Alla fine vediamo che di soluzioni militari fattibili con alta possibilita’ di raggiungere lo scopo di fermare l’immigrazione clandestine e soprattutto di fermare i nuovi mercanti di esseri umani sono molto ridotte (eufemismo).

 

Cosa quindi si puo’ fare?

 

Non ho le conoscenze e le capacita’ per dare soluzioni (non sarei dove sono, altrimenti!), ma posso dare alcuni spunti, basati sulla mia esperienza, limitata conoscenza e soprattutto buon senso.

Senza parlare delle soluzioni politiche, quali aiuti ai Paesi d’origine, risoluzione dei conflitti, cose che rientrano nei grandi discorsi, credo che nella pratica si possa sicuramente cercare non di “svuotare il mare con un cucchiaino”, ma di rendere la vita difficile ai mercanti.

Come?

Prima di tutto sfruttando l’intelligence, andando a scoprire nomi, meccanismi, procedure, per poi andare a colpirli qui (spesso sono da noi) oppure anche li, in forma mirata.

Poi si potrebbe per esempio “premiare” chi una volta raccolto dai soccorsi indichi immediatamente lo scafista, il quale deve finire in carcere con pene certe e lunghissime.
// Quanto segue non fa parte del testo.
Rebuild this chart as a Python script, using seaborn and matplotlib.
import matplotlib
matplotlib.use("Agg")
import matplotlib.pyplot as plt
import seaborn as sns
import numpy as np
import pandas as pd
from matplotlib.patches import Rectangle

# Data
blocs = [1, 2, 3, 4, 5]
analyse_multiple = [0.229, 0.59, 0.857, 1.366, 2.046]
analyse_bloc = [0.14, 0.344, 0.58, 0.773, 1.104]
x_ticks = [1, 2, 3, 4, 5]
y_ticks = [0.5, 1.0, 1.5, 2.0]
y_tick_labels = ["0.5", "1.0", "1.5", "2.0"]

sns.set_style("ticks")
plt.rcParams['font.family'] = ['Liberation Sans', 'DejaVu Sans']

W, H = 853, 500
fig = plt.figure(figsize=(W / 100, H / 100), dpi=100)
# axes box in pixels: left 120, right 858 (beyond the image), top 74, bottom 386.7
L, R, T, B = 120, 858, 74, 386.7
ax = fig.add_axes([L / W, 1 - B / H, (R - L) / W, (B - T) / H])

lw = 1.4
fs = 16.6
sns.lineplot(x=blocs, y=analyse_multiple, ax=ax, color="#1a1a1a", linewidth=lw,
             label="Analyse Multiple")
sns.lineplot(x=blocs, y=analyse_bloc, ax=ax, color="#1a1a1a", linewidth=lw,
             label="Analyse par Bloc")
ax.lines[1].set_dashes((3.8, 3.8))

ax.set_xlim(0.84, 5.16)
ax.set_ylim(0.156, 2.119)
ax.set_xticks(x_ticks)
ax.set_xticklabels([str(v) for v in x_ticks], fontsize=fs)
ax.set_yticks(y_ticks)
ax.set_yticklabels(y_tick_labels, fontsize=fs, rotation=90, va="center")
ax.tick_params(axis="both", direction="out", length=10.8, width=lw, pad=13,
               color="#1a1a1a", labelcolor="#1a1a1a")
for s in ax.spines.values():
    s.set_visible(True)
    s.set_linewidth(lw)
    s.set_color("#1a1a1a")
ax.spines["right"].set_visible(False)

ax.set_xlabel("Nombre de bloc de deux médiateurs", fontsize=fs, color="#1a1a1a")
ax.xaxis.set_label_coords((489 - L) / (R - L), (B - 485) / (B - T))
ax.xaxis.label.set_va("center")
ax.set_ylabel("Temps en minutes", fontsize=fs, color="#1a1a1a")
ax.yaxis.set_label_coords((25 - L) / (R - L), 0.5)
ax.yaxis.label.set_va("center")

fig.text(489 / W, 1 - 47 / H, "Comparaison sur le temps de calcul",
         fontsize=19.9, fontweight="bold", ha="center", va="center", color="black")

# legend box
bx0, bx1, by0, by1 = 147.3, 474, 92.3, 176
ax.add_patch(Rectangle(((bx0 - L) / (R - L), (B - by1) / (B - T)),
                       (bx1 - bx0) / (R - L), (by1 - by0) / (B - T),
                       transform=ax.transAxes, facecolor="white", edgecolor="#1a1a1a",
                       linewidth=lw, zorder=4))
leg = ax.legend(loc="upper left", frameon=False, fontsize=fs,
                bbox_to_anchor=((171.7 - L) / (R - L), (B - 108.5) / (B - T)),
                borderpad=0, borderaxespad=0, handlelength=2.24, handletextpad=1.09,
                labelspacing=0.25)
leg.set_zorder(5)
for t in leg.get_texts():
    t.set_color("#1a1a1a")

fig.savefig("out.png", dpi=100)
Affondare le imbarcazioni in alto mare, appena dopo il salvataggio delle persone a bordo.

A livello militare e di polizia non credo si possa fare davvero molto di piu.

Come avete visto non ho trattato il problema delle operazioni in mare, semplicemente perche’ e’ dovere di chiunque vada per mare intervenire per salvaguardare la vita umana.

Sempre e comunque. A prescindere dal motivo per cui un essere umano si trova per mare.

Non e’ solo questione di rispetto di leggi internazionali.

E’ questione di umanita’. Di solidarieta’ umana.